------ Material
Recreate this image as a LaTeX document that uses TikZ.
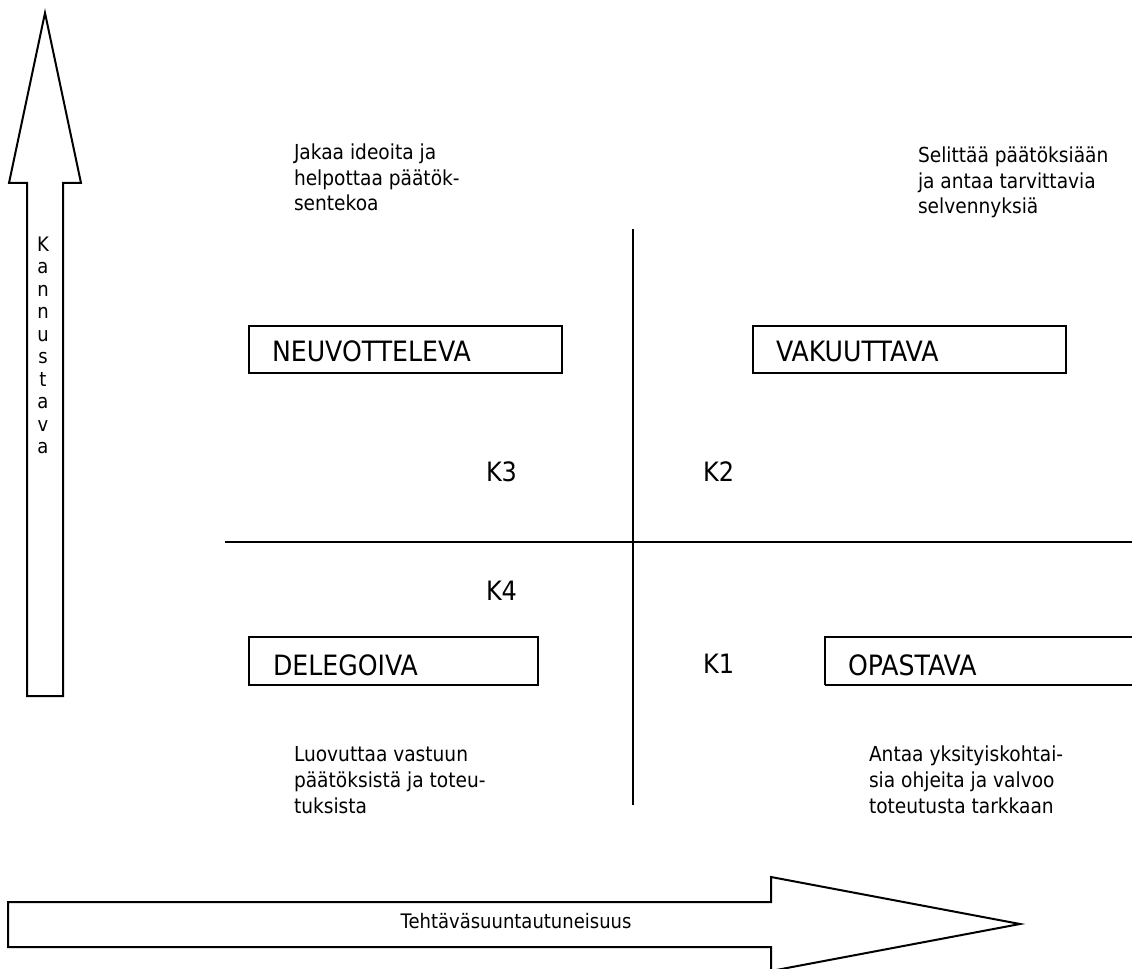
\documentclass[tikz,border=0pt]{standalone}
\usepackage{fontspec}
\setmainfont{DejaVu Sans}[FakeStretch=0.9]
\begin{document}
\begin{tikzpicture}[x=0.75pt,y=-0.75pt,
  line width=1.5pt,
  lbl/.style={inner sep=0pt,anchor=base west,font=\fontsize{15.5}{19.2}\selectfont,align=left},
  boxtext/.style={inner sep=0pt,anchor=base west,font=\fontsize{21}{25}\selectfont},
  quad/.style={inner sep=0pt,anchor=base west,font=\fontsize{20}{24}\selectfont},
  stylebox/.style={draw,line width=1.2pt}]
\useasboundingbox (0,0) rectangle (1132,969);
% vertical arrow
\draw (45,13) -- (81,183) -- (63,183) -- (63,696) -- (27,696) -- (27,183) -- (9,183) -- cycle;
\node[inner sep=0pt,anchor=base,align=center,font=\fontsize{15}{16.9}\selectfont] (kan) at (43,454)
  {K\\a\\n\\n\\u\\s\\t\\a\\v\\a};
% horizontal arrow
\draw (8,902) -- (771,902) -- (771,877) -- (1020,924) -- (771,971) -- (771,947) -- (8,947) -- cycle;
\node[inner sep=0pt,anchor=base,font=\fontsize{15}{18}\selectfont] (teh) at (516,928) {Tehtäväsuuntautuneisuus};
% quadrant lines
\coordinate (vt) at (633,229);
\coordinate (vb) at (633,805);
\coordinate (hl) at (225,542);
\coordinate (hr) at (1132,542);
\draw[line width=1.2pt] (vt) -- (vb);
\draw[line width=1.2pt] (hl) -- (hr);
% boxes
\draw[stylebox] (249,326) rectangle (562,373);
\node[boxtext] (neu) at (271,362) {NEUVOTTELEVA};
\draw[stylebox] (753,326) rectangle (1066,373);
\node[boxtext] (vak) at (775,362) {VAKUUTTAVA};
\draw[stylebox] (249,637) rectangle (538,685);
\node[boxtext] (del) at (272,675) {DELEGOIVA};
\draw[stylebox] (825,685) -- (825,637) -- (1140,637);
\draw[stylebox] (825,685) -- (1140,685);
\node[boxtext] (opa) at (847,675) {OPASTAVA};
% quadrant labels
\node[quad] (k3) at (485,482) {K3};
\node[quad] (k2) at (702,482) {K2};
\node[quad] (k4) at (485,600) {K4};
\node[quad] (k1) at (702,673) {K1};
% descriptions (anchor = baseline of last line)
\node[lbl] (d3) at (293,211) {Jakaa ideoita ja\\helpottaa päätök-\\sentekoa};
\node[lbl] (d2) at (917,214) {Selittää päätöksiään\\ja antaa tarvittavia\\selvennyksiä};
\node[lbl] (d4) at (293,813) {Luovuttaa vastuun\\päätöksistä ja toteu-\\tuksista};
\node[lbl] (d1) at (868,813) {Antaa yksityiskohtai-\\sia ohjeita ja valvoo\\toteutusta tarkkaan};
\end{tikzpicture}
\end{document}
------------
## Written instruction:
Quote the data exactly, leaving every image out of the copy.

## Full solution:
Recreate this image as a LaTeX document that uses TikZ.
\documentclass[tikz,border=0pt]{standalone}
\usepackage{fontspec}
\setmainfont{DejaVu Sans}[FakeStretch=0.9]
\begin{document}
\begin{tikzpicture}[x=0.75pt,y=-0.75pt,
  line width=1.5pt,
  lbl/.style={inner sep=0pt,anchor=base west,font=\fontsize{15.5}{19.2}\selectfont,align=left},
  boxtext/.style={inner sep=0pt,anchor=base west,font=\fontsize{21}{25}\selectfont},
  quad/.style={inner sep=0pt,anchor=base west,font=\fontsize{20}{24}\selectfont},
  stylebox/.style={draw,line width=1.2pt}]
\useasboundingbox (0,0) rectangle (1132,969);
% vertical arrow
\draw (45,13) -- (81,183) -- (63,183) -- (63,696) -- (27,696) -- (27,183) -- (9,183) -- cycle;
\node[inner sep=0pt,anchor=base,align=center,font=\fontsize{15}{16.9}\selectfont] (kan) at (43,454)
  {K\\a\\n\\n\\u\\s\\t\\a\\v\\a};
% horizontal arrow
\draw (8,902) -- (771,902) -- (771,877) -- (1020,924) -- (771,971) -- (771,947) -- (8,947) -- cycle;
\node[inner sep=0pt,anchor=base,font=\fontsize{15}{18}\selectfont] (teh) at (516,928) {Tehtäväsuuntautuneisuus};
% quadrant lines
\coordinate (vt) at (633,229);
\coordinate (vb) at (633,805);
\coordinate (hl) at (225,542);
\coordinate (hr) at (1132,542);
\draw[line width=1.2pt] (vt) -- (vb);
\draw[line width=1.2pt] (hl) -- (hr);
% boxes
\draw[stylebox] (249,326) rectangle (562,373);
\node[boxtext] (neu) at (271,362) {NEUVOTTELEVA};
\draw[stylebox] (753,326) rectangle (1066,373);
\node[boxtext] (vak) at (775,362) {VAKUUTTAVA};
\draw[stylebox] (249,637) rectangle (538,685);
\node[boxtext] (del) at (272,675) {DELEGOIVA};
\draw[stylebox] (825,685) -- (825,637) -- (1140,637);
\draw[stylebox] (825,685) -- (1140,685);
\node[boxtext] (opa) at (847,675) {OPASTAVA};
% quadrant labels
\node[quad] (k3) at (485,482) {K3};
\node[quad] (k2) at (702,482) {K2};
\node[quad] (k4) at (485,600) {K4};
\node[quad] (k1) at (702,673) {K1};
% descriptions (anchor = baseline of last line)
\node[lbl] (d3) at (293,211) {Jakaa ideoita ja\\helpottaa päätök-\\sentekoa};
\node[lbl] (d2) at (917,214) {Selittää päätöksiään\\ja antaa tarvittavia\\selvennyksiä};
\node[lbl] (d4) at (293,813) {Luovuttaa vastuun\\päätöksistä ja toteu-\\tuksista};
\node[lbl] (d1) at (868,813) {Antaa yksityiskohtai-\\sia ohjeita ja valvoo\\toteutusta tarkkaan};
\end{tikzpicture}
\end{document}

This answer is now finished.